Legacy of program assessment tool unclear
Even opponents of PART say it’s likely to have some lasting and positive effects.
While the Bush administration's Program Assessment Rating Tool has been a controversial pillar of the President's Management Agenda, elements of it -- such as transparency and solid performance measures -- are likely to survive the upcoming political transition, an Office of Management and Budget official and outside observer said this week.
OMB released its last round of performance ratings on Friday, providing detailed assessments of more than 1,000 federal programs. The final evaluation, which incorporated ratings for 67 programs that were reviewed for the first time or reassessed in the past year, found that 80 percent of initiatives were performing adequately or better.
Adam Hughes, director of federal fiscal policy at the nonprofit OMB Watch, credited the administration for making the assessments available online.
"The effort to publicize the data, particularly on the ExpectMore.gov Web site, the transparency initiatives and access they've given to the process and the data is positive … and that needs to continue," Hughes said. "There are parts of PART that could be more transparent and open, which is where we get to some of our criticisms, but the Web site and data are excellent."

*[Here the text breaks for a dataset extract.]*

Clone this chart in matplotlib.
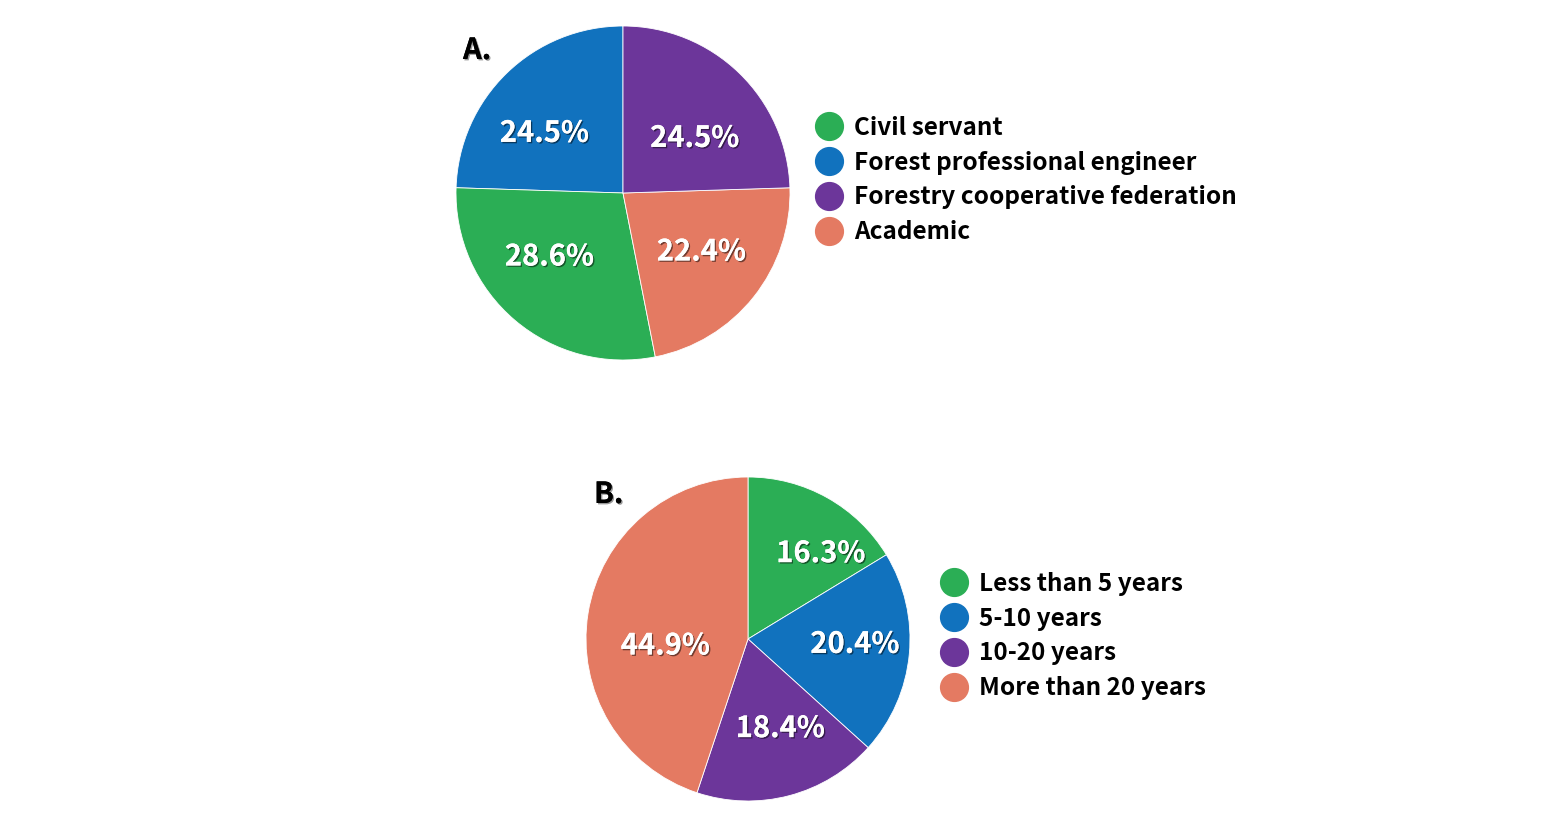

Dustin Brown, OMB deputy assistant director for management, said increased transparency would be one of PART's most significant legacies. "The fact that we made …over 1,000 assessments available online with sometimes painstaking detail attached … to anyone with an Internet connection is a tremendous accomplishment," Brown said.
He added that he is passionate about ensuring the more than 5,000 performance measures developed and implemented through the tool remain an integral element of the next administration.
"We know so much more about outcomes and outputs and efficiency measures now, and that's what program managers use and live by," Brown said. "It's how we link higher level 'how is [Health and Human Services] doing?' assessments with 'how is Bob the program manager with HHS doing?' [It's] how we are making that linkage with organizational and individual performance. That's what I and performance managers across government will ensure live on."
Scores have improved significantly since OMB published evaluations for the first 20 percent of programs to be rated in February 2003. Of the programs assessed at that time, half could not demonstrate results and only 44 percent were adequate or better. Despite the progress agencies have made in evaluating their programs, Hughes and Brown said there is endlessly more potential in how performance data could be used.
Many critics point out that PART has limited value if Congress does not use it as a budgetary tool. Congress has been minimally, if at all, engaged in the assessments, Hughes said.
"If the next administration wants to … continue to make improvements they have to engage Congress far more," he said. "It's going to be difficult because Congress feels this is their jurisdiction, their job. They can make the argument that they have a good system already."
Brown said data mined through PART could be extremely helpful in improving interagency coordination and understanding federal investments in broad categories of programs, such as those to address homelessness or unemployment.
"We have horizontal problems and a vertical bureaucracy," Brown said. "Looking ahead there is a great opportunity that awaits career civil servants in a new administration to do cross-cutting reviews and analyses of issues that are important to next administration and the American public."
Regardless of the benefits, it is unlikely PART will continue by name. "Every administration has their own spin on how to evaluate programs," Hughes noted.
Brown said OMB has gone to great lengths to ensure the evaluations are as objective as possible, but Hughes argued that the results remain tainted because OMB is political and the performance levels are subjective.
"The simplistic nature of the tool is a problem because it allows for broad stroke manipulation -- 'effective' or 'ineffective,' that rating can mean tons of different things," Hughes said.
Brown acknowledged that "nothing's going to be 100 percent objective," but noted that OMB makes clear "the type of evidence that's required for each question" that contributes to the rating. "Looking through the questions PART asks, it's hard to argue any of them really are political in nature," he said.